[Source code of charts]
>> Begin

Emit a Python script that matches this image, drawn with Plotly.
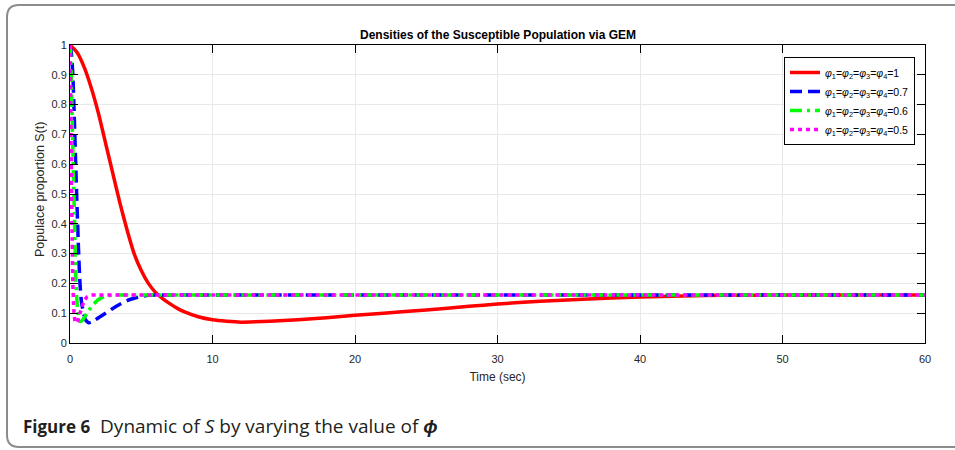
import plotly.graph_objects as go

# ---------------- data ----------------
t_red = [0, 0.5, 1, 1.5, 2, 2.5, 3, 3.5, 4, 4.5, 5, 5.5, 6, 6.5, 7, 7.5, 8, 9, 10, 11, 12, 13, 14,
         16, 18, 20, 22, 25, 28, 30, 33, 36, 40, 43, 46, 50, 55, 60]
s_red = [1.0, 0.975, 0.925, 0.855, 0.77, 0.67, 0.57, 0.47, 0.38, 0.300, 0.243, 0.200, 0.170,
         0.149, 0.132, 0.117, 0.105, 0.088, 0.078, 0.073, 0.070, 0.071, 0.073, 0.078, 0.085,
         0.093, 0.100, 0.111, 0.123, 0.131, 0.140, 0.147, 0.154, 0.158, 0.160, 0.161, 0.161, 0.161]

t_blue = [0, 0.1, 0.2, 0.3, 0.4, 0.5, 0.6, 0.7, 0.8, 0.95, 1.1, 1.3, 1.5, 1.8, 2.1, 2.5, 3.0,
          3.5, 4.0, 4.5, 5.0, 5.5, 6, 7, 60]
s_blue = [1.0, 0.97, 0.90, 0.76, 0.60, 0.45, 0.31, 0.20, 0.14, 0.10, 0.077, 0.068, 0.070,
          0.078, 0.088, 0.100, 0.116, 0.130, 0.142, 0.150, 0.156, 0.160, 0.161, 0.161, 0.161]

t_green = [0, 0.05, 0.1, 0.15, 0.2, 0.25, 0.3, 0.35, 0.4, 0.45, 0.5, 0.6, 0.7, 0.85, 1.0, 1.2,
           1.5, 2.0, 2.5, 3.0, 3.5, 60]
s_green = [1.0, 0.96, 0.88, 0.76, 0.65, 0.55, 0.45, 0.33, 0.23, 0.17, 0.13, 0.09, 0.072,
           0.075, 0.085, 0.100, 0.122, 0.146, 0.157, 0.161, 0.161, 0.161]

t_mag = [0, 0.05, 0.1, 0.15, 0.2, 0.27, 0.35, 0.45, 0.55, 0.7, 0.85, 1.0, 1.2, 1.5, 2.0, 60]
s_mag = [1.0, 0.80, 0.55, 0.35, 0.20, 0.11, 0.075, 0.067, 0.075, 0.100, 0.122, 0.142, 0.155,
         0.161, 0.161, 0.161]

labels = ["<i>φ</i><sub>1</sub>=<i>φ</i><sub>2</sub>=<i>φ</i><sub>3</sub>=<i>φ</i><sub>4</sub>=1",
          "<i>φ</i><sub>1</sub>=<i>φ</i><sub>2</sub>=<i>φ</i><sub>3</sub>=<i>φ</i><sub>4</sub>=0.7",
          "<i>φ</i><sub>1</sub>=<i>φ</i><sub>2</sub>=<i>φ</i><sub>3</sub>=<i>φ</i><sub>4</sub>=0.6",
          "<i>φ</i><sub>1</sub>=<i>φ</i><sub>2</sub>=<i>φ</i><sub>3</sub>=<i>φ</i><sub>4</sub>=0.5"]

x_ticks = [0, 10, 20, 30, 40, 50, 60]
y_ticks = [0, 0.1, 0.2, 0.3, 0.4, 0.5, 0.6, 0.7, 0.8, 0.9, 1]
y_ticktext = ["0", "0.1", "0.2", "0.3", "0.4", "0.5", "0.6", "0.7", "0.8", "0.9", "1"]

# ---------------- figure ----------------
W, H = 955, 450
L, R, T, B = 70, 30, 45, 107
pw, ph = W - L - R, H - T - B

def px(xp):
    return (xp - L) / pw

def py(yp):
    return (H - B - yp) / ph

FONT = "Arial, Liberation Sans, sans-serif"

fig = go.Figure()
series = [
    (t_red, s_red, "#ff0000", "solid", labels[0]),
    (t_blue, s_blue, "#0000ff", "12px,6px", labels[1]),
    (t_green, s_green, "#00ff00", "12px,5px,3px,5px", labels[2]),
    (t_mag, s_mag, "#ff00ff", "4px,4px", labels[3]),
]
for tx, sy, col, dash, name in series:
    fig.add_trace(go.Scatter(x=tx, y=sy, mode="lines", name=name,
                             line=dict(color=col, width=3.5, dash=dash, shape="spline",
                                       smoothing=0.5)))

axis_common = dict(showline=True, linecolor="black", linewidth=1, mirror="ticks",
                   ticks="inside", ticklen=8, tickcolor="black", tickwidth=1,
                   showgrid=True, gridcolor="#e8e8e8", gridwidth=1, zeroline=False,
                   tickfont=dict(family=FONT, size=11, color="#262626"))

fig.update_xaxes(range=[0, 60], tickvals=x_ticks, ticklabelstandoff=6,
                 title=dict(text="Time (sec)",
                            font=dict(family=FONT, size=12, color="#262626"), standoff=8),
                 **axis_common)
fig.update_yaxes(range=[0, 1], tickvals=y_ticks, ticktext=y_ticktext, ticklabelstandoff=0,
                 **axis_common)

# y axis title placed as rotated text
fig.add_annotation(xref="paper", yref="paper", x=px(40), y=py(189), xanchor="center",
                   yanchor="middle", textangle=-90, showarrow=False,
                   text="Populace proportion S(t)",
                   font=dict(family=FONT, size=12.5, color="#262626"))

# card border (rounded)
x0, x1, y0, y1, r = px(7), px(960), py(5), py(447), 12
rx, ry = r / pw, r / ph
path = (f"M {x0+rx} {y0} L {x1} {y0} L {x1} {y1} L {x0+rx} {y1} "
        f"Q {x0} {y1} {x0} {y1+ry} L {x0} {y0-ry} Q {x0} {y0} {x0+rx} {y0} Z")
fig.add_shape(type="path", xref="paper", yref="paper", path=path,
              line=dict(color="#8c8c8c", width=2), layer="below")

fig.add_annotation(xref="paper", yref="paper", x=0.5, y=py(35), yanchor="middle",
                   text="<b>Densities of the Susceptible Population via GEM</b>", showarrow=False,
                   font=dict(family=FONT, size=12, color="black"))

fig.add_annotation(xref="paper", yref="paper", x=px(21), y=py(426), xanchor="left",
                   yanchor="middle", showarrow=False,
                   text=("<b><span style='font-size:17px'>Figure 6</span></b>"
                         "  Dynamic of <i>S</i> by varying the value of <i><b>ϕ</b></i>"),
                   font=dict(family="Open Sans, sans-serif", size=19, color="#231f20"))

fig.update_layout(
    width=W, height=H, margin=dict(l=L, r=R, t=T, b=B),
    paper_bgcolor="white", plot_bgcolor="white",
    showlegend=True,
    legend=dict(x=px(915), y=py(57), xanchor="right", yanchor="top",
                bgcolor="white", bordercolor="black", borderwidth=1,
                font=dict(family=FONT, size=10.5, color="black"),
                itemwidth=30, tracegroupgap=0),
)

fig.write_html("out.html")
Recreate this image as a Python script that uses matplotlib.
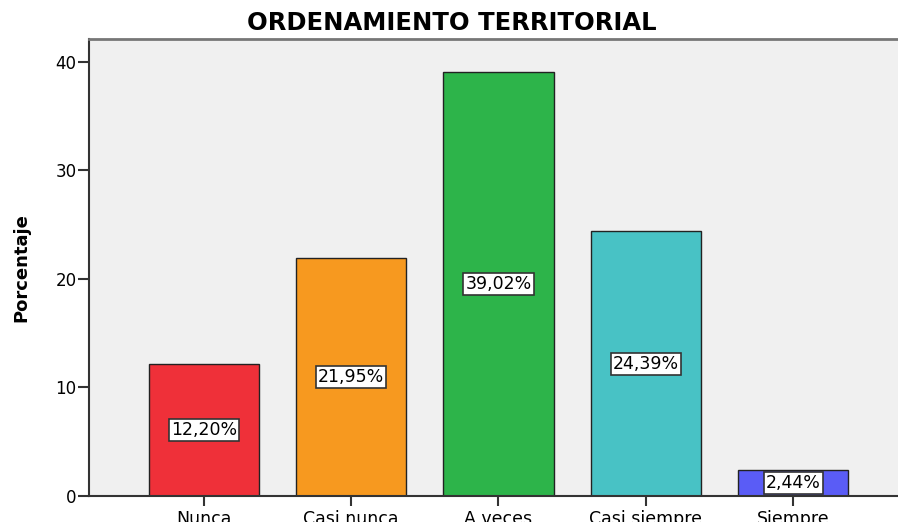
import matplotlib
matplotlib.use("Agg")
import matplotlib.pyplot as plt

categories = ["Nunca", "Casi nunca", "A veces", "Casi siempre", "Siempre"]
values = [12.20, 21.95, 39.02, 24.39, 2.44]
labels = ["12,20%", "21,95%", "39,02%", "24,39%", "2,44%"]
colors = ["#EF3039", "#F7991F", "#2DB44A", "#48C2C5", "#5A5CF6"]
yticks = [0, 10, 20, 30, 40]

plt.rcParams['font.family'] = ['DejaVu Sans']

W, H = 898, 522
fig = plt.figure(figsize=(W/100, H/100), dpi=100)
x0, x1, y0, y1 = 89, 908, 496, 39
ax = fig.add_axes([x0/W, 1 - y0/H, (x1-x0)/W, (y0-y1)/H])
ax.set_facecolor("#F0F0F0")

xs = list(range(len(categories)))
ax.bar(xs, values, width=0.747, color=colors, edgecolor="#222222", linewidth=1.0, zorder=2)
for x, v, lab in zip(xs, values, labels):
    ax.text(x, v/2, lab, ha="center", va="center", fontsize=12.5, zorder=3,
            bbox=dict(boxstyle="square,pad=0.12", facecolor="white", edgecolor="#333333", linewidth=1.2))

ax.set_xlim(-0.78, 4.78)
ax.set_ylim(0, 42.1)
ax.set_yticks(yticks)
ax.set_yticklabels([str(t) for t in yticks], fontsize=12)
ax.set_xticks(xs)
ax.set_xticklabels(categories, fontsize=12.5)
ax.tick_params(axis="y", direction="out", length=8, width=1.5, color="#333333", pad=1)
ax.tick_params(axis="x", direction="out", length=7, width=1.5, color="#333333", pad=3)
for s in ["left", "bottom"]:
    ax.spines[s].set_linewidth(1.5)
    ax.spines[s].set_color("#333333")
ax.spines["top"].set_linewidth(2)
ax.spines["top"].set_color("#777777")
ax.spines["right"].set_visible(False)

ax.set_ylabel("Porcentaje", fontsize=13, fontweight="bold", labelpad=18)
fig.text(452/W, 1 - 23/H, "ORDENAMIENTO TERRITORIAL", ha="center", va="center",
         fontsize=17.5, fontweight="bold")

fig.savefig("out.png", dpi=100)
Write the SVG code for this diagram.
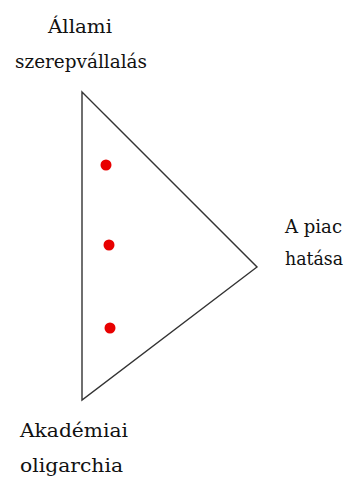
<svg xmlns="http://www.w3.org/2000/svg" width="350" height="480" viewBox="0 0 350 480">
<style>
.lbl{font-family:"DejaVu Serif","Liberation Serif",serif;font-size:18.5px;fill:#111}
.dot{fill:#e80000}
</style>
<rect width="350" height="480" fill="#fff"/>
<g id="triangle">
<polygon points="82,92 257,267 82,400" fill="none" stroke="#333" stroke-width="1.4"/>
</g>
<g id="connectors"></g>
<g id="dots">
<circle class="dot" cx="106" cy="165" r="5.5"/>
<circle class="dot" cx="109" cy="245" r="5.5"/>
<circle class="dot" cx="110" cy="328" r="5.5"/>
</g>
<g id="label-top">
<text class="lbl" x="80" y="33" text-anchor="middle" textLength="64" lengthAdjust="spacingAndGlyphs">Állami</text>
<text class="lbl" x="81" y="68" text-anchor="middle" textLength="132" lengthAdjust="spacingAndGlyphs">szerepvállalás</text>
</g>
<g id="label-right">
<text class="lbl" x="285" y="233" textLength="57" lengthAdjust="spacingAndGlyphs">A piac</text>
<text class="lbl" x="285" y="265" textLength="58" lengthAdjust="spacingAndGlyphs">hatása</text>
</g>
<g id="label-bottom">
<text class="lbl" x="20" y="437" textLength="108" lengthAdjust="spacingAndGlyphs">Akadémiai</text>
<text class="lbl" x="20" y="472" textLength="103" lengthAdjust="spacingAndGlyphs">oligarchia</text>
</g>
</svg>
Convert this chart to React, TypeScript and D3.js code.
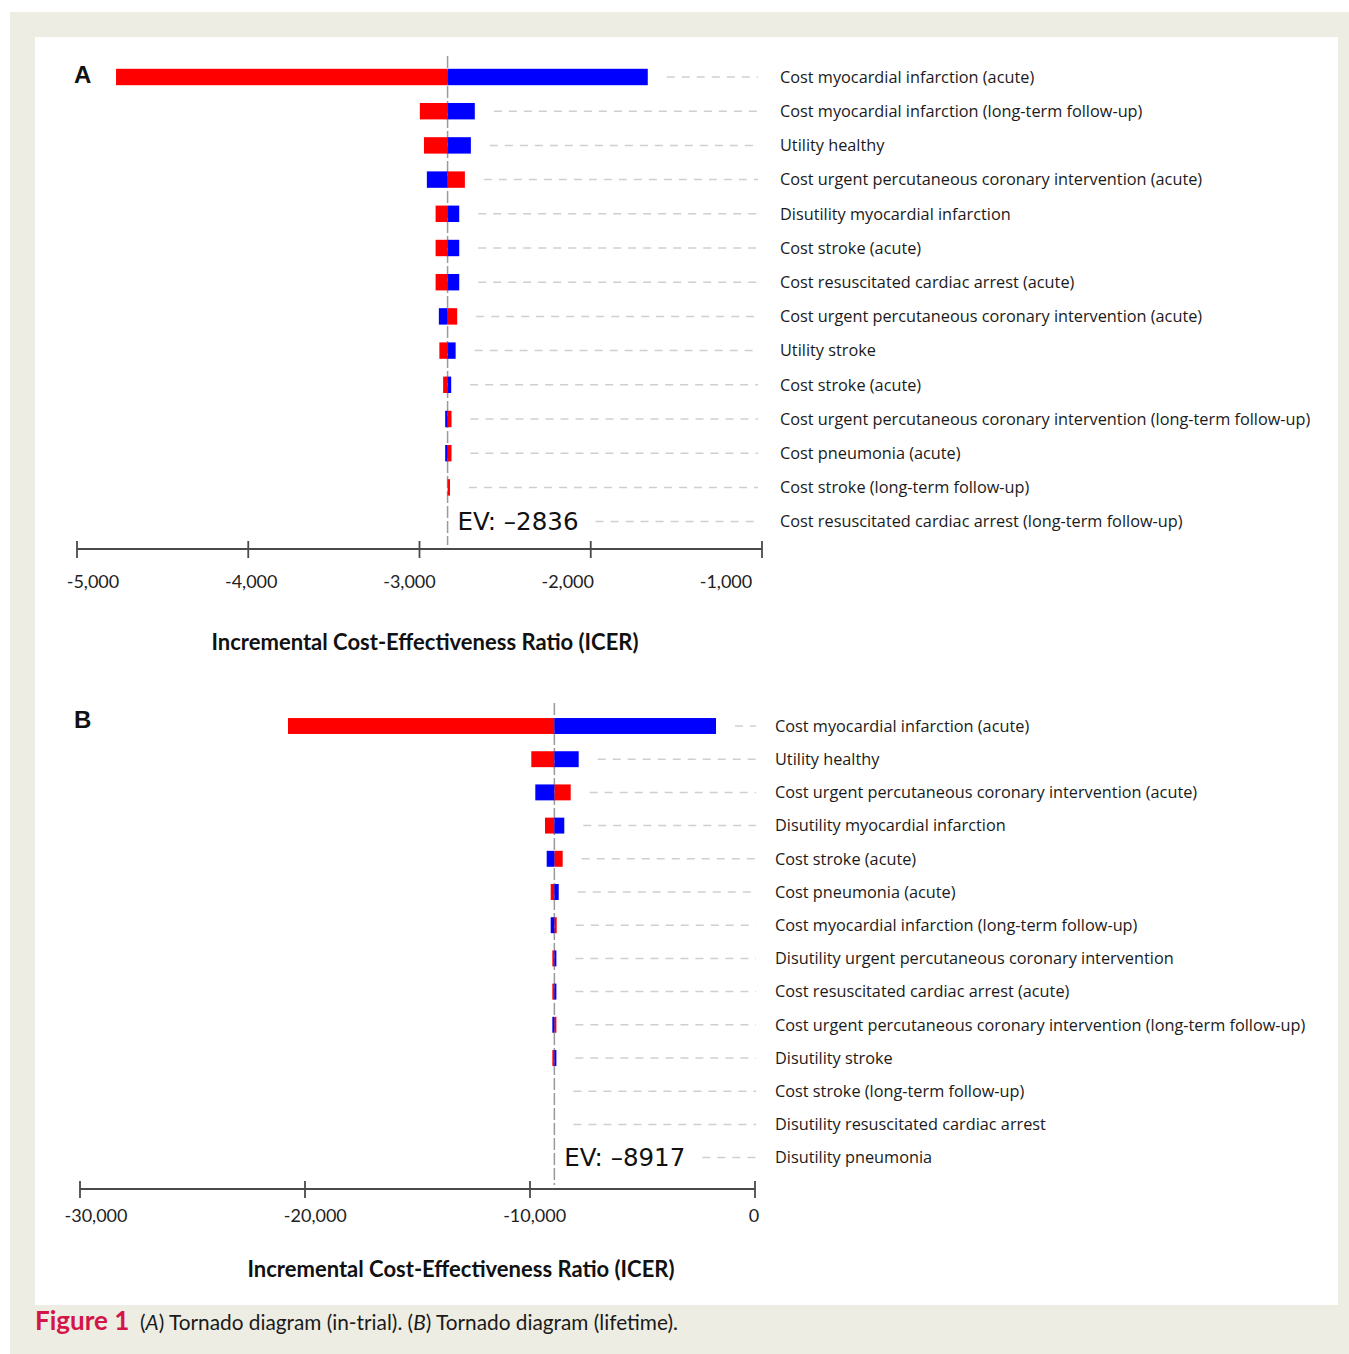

>> End

* [YOUR GOAL] Can the lines from the start of the records through the line with "import plotly.graph_objects as go" be given again exactly, with the pictures left out?

* [EXERCISE ANSWER]
Emit a Python script that matches this image, drawn with Plotly.
import plotly.graph_objects as go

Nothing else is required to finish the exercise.